(begin)
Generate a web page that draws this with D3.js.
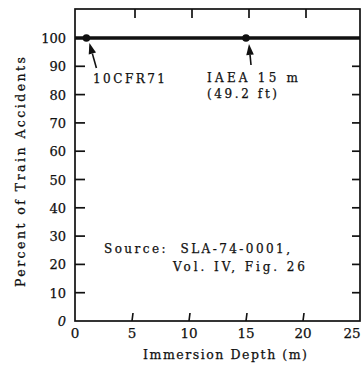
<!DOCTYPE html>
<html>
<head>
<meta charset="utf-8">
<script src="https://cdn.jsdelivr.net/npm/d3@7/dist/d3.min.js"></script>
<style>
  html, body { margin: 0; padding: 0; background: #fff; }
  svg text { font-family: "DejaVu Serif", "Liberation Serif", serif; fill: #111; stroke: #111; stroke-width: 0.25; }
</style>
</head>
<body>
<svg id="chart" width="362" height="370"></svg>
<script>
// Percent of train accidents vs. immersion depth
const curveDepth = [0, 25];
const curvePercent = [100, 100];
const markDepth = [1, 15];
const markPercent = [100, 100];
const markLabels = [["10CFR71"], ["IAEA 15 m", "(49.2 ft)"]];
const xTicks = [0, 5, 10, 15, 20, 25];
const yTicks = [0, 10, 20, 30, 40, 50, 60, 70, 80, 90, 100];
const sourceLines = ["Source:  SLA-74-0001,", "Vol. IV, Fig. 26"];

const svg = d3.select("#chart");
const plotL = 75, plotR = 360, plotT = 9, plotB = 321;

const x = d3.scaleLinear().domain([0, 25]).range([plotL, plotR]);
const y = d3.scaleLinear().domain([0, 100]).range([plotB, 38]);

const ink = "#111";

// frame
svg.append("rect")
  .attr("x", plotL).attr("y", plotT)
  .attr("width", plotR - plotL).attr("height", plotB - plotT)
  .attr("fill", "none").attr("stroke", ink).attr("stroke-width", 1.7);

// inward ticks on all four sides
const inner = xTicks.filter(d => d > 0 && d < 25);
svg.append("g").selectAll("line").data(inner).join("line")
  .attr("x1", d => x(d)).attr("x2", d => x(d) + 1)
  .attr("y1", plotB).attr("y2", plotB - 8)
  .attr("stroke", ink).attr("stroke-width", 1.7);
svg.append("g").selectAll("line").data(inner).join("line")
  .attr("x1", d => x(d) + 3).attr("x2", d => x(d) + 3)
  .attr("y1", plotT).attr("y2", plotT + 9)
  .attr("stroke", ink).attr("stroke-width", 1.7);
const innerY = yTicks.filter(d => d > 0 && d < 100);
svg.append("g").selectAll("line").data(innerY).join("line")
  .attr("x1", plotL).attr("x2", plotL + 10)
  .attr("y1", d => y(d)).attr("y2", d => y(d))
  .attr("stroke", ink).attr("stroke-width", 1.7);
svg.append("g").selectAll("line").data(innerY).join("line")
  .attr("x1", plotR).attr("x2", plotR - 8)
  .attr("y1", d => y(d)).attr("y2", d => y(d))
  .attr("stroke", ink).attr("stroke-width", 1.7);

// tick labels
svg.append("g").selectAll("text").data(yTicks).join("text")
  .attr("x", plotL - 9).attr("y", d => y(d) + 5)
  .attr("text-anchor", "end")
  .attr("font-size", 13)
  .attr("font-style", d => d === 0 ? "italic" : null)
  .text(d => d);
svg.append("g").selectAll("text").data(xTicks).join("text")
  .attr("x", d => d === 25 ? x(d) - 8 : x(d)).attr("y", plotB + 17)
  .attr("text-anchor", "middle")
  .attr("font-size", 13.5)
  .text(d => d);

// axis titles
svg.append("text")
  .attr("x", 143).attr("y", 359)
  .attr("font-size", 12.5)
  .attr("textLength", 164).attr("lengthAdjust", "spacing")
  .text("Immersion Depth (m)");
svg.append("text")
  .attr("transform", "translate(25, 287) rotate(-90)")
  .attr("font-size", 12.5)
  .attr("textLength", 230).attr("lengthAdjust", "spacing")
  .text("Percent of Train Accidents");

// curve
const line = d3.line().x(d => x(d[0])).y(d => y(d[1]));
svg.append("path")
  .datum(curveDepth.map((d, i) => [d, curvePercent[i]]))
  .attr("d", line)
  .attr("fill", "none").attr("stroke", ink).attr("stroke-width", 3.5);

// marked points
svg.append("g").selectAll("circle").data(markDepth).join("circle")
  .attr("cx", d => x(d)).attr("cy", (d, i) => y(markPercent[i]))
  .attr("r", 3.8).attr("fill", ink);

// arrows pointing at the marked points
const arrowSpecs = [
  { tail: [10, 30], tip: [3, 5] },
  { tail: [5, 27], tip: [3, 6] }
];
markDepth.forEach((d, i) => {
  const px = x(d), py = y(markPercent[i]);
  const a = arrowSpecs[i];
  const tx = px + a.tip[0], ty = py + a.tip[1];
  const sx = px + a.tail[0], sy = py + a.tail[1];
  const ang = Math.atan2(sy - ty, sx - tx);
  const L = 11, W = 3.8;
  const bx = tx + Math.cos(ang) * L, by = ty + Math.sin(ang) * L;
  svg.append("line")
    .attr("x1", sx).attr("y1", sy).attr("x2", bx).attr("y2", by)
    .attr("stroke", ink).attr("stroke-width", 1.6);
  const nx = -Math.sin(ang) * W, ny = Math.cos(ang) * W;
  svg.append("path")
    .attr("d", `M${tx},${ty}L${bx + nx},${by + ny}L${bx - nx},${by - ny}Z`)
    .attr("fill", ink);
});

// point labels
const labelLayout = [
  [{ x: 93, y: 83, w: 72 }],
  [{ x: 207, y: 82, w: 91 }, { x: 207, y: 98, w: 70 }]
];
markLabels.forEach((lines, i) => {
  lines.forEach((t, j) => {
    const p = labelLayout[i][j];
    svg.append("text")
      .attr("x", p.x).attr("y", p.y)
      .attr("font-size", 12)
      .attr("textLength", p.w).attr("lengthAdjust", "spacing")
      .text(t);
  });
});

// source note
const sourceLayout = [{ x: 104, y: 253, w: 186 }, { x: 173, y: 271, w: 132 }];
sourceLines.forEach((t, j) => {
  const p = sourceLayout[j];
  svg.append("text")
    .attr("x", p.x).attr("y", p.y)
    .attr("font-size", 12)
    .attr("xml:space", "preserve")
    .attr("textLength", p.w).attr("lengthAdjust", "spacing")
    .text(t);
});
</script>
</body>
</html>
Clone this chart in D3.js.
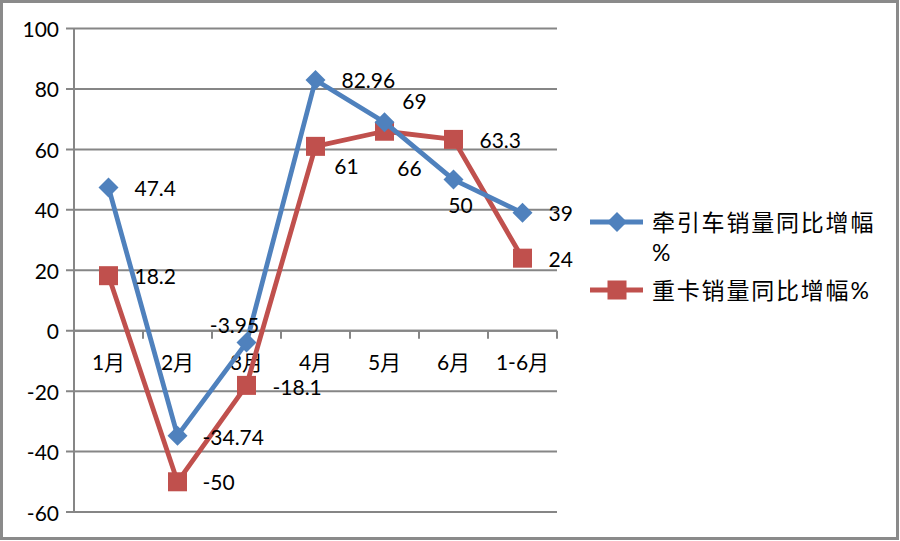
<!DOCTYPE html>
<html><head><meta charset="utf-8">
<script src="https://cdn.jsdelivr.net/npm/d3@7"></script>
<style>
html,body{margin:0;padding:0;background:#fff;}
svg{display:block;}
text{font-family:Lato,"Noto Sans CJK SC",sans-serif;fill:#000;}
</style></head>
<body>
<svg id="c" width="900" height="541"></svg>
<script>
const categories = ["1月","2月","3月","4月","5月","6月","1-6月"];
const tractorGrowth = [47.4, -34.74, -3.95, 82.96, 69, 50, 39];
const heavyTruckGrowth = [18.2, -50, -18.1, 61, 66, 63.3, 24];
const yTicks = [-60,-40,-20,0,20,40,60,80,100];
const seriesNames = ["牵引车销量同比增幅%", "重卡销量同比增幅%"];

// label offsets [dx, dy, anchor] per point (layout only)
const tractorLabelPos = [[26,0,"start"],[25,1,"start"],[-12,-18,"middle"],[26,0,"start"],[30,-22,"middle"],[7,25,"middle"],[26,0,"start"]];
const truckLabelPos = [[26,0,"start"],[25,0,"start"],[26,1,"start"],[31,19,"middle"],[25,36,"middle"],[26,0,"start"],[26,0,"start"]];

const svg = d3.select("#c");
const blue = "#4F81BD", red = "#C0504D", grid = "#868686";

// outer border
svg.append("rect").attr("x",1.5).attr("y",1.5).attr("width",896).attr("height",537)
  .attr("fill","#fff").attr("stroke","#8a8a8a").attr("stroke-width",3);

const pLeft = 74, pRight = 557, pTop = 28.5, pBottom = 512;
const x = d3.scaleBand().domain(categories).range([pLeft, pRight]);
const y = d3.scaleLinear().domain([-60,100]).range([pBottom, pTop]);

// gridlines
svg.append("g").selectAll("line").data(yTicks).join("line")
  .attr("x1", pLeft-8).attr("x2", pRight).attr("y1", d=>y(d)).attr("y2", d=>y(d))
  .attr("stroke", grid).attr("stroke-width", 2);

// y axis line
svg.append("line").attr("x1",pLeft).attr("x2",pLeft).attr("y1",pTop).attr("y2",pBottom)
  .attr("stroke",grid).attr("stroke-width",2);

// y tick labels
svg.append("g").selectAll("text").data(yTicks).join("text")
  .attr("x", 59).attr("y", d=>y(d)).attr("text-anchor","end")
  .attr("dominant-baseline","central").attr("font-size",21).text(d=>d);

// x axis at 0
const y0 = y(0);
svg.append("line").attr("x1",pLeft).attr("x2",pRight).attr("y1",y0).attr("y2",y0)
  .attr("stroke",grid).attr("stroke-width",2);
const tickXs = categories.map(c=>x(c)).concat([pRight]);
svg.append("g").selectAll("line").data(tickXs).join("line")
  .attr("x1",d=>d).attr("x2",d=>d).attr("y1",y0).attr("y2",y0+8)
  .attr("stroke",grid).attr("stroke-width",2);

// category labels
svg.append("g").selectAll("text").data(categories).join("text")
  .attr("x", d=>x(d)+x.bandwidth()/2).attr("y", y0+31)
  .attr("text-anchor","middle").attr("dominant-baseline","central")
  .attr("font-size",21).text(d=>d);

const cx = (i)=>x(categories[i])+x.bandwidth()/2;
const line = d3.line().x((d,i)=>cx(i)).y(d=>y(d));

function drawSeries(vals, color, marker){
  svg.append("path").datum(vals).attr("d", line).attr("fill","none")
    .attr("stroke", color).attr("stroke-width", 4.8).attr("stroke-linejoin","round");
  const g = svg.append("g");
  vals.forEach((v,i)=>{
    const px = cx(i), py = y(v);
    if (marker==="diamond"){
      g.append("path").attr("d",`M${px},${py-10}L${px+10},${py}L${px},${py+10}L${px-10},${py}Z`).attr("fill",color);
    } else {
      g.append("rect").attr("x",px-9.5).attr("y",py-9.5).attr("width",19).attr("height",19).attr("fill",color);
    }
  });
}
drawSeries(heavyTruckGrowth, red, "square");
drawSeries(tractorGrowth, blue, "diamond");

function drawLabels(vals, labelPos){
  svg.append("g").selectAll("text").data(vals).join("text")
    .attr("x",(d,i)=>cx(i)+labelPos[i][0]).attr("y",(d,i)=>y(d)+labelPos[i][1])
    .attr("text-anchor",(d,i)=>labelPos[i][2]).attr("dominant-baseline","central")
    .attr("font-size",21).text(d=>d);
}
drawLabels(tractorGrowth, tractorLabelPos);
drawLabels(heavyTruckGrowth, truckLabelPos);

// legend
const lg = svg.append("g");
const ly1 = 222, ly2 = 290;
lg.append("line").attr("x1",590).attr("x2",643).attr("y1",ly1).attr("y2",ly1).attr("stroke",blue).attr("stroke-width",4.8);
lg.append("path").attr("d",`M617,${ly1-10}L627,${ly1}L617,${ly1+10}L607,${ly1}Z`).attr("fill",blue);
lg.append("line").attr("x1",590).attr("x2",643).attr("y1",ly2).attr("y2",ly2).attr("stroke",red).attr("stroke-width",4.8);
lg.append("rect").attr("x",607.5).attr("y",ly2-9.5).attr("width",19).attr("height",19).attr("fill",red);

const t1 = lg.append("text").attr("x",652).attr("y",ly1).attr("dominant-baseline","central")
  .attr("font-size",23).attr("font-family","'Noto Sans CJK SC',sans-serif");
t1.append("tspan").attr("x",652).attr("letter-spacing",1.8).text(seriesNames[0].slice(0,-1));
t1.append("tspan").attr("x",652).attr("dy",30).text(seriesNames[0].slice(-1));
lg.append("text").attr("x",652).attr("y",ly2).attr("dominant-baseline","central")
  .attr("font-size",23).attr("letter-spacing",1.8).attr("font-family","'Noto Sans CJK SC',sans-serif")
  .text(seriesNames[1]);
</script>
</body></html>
(end)
Aim of the exercise> Give a single number: the count of lines above that include the word "this".

Output of the exercise> 2